Excelência da sabedoria. Para Tomás de Aquino, a excelência de uma virtude depende principalmente da perfeição do seu objeto. Portanto, a sabedoria, que considera a causa mais elevada de todas, Deus, e que julga todas as coisas a partir desta causa, é a mais excelente das virtudes. Deve-se aduzir que, em razão da superioridade do seu ponto de vista, a sabedoria tem uma função de juízo e de ordenação a exercer em relação às outras virtudes intelectuais, que se encontram assim subordinadas a ela (Ia IIae, q. 66, a. 5) . De nada adianta objetar (ibid., ad 3) que podemos ter um conhecimento mais perfeito das coisas humanas do que das coisas divinas; é verdade, mas não é preferível conhecer poucas coisas das mais nobres, do que conhecer bastante das realidades inferiores?

Aristóteles que não ignorou, ainda que este ponto tenha permanecido nele dentro de uma certa obscuridade, que a filosofia devia sua excelência à altura de seus princípios (ela é virtude divina e tem um objeto divino), compraz-se de preferência em fazer valer suas prerrogativas de liberdade: “Assim como chamamos homem livre aquele que é para ele mesmo seu fim e não é o fim de um outro, assim esta ciência é também a única de todas as ciências que é livre, pois somente ela é seu próprio fim. É portanto, com boas razões, que se poderia estimar mais do que humana a posse da filosofia” (Metaf., A, c. 2) . No sentido mais elevado da palavra e com toda a superioridade que isto lhe confere, o sábio é um homem livre.

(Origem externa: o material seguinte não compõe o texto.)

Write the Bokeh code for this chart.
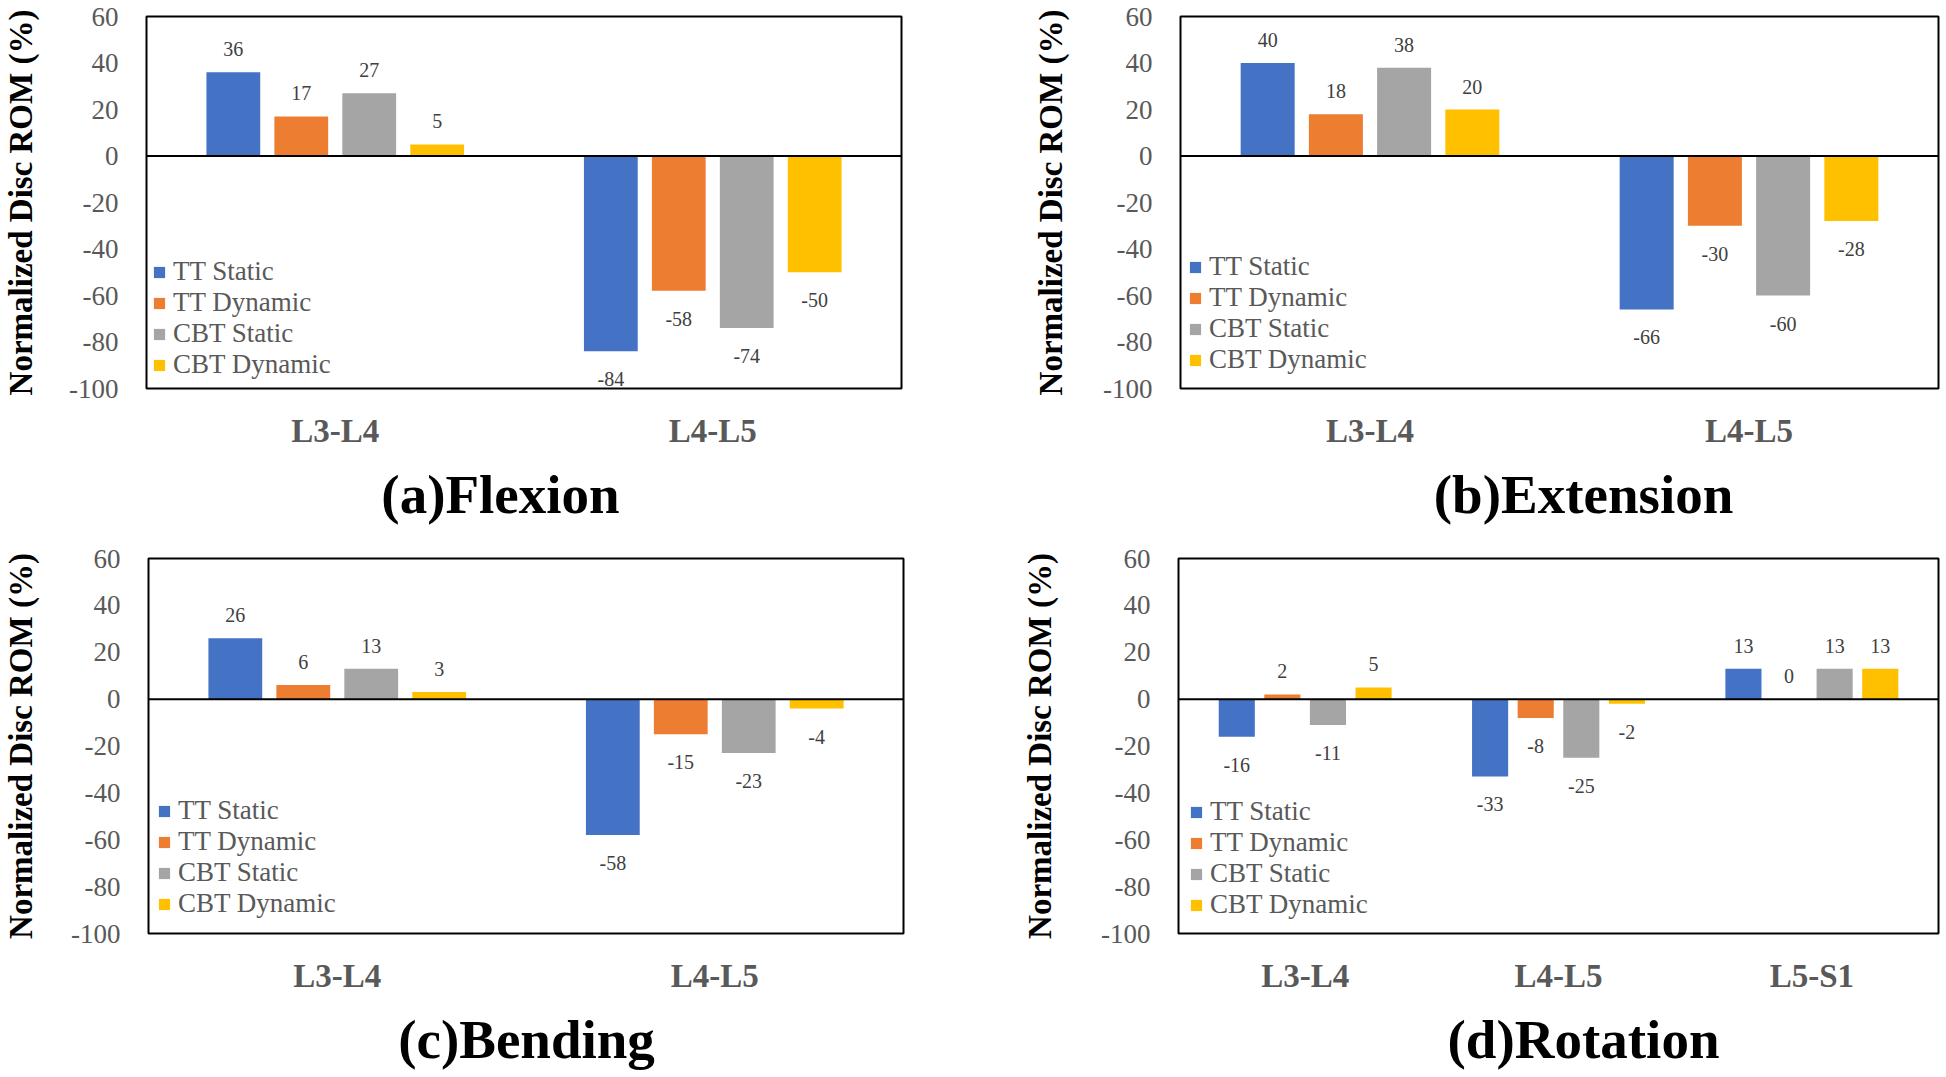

Considerando as coisas do ponto de vista do proveito que ela pode nos obter, Tomás de Aquino, no Contra Gentiles (I, c. 2) engrandece assim o estudo da sabedoria, “a mais perfeita de todas, pois quanto mais o homem se dá ao estudo da sabedoria, mais toma parte na beatitude verdadeira… a mais sublime; pois é por ela, sobretudo, que o homem acede à semelhança com Deus que tudo fez com sabedoria (Salmo 103, 24) . . . a mais útil, pelo fato de que pela sabedoria chega-se ao reino da imortalidade . . . ou mais agradável pois seu comércio não possui amargor, nem sua comensalidade tristeza, mas satisfação e alegria (Sabedoria, VIII, 16)”. Este elogio, onde desponta o entusiasmo do Doutor angélico, não é evidentemente integral senão quanto à sabedoria submetida à revelação, mas pode ser aplicado, na devida proporção, à sabedoria metafísica, o mais excelente dos saberes propriamente humanos.